しかし、拓磨はこれまで俺の前でそんな素振りは一度だって見せたことがない。
拓磨は家庭事情が複雑な、どこにでもいる普通の男子大学生だ。
「犯人が分かっていながら拓磨さんは何故、自分で探さなかったのです?私達が見たところ、拓磨さんは普通に大学へ通っていたようですが」
唐澤が横から、気付いた疑問を二人に投げ掛ける。
「大学へ行く、それが志郎さんと拓磨の最期の約束だったからだ。高校へ行ってない拓磨は志郎さんに勉強を教わりながら大検を取得して大学へ入ったんだ」
「アイツ、拓磨の入学費やら学費は全部もう用意してたんだぜ。ほんっと志郎らしくて笑っちまうぜ」
故人を思って浮かべられた笑みは、どこか寂しさを滲ませる。
それきり口を閉じた四人の間には静かな静寂が残された。
良い意味でも悪い意味でも後藤 志郎という人間は拓磨に大きな影響を与えたことに違いはない。
だが、それも一年前までの話。
いつまでも過去に囚われていては先へは進めない。
それが分かっているからトワと大和は重い口を開いた。
トワは笑みを消し、俺を真っ直ぐ睨み据えて沈黙を破る。
「認めたくはねぇが今の拓磨にはアンタの声だけしか届かねぇようだ。…拓磨が大事だと思うなら、拓磨を助けてやってくれ―」
その時、カツカツと観葉植物の向こう側から上総が近付いて来るのが見えた。
呼びに来た上総に案内され、拓磨のいる個室へと移動する。
そこで三輪がカルテを片手に待っていた。
俺はベッドに近付き、真っ白い布団に沈む拓磨に視線を落とす。
穏やかな表情で閉じられた瞼、微かに上下する胸だけを見ればただ眠っているように見える。
それだけを見れば、だ。
しかし、それを否定する様に頭に巻かれた包帯、服の隙間から見え隠れするガーゼや治療の後、右腕を固定する三角斤が大きく現状を裏切っていた。

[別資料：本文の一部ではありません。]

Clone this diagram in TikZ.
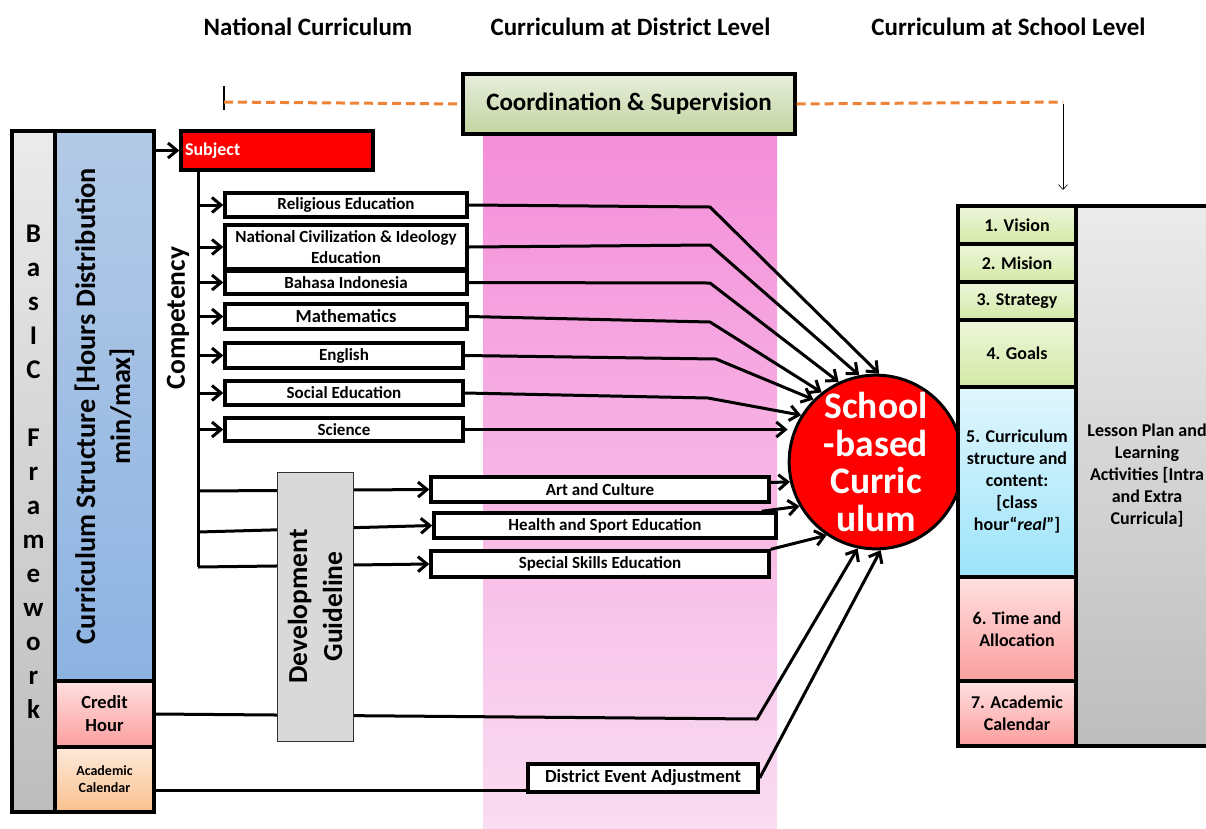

左腕からは細い管が伸び、吊るされた透明な袋からポタリポタリと一定して滴が落ちる。
「身体中痣だらけで、肋骨には罅。内臓が少しダメージを受けてます。それから、頭部を五針程縫いまして、以前治療を施した右腕の罅ですが、そこだけは綺麗に折れてます」
神経は無事ですので、肋骨の罅よりは早く治る筈です。
背後ですらすらと告げる三輪にそうかと返し、側にある椅子に座った。
「唐澤、今日の予定は」
「はい、全てキャンセルしておきます」
続きを口にしなくても、先を理解した唐澤はそれだけで頷く。
「日向の方はどうしますか?」
「俺が行くまで適当にやらせておけ。逃がすなよ」
はい、と頷いて唐澤が下がる。上総を見張りに立て、三輪は何かあったらすぐ呼んで下さいと言い残して通常業務に戻って行った。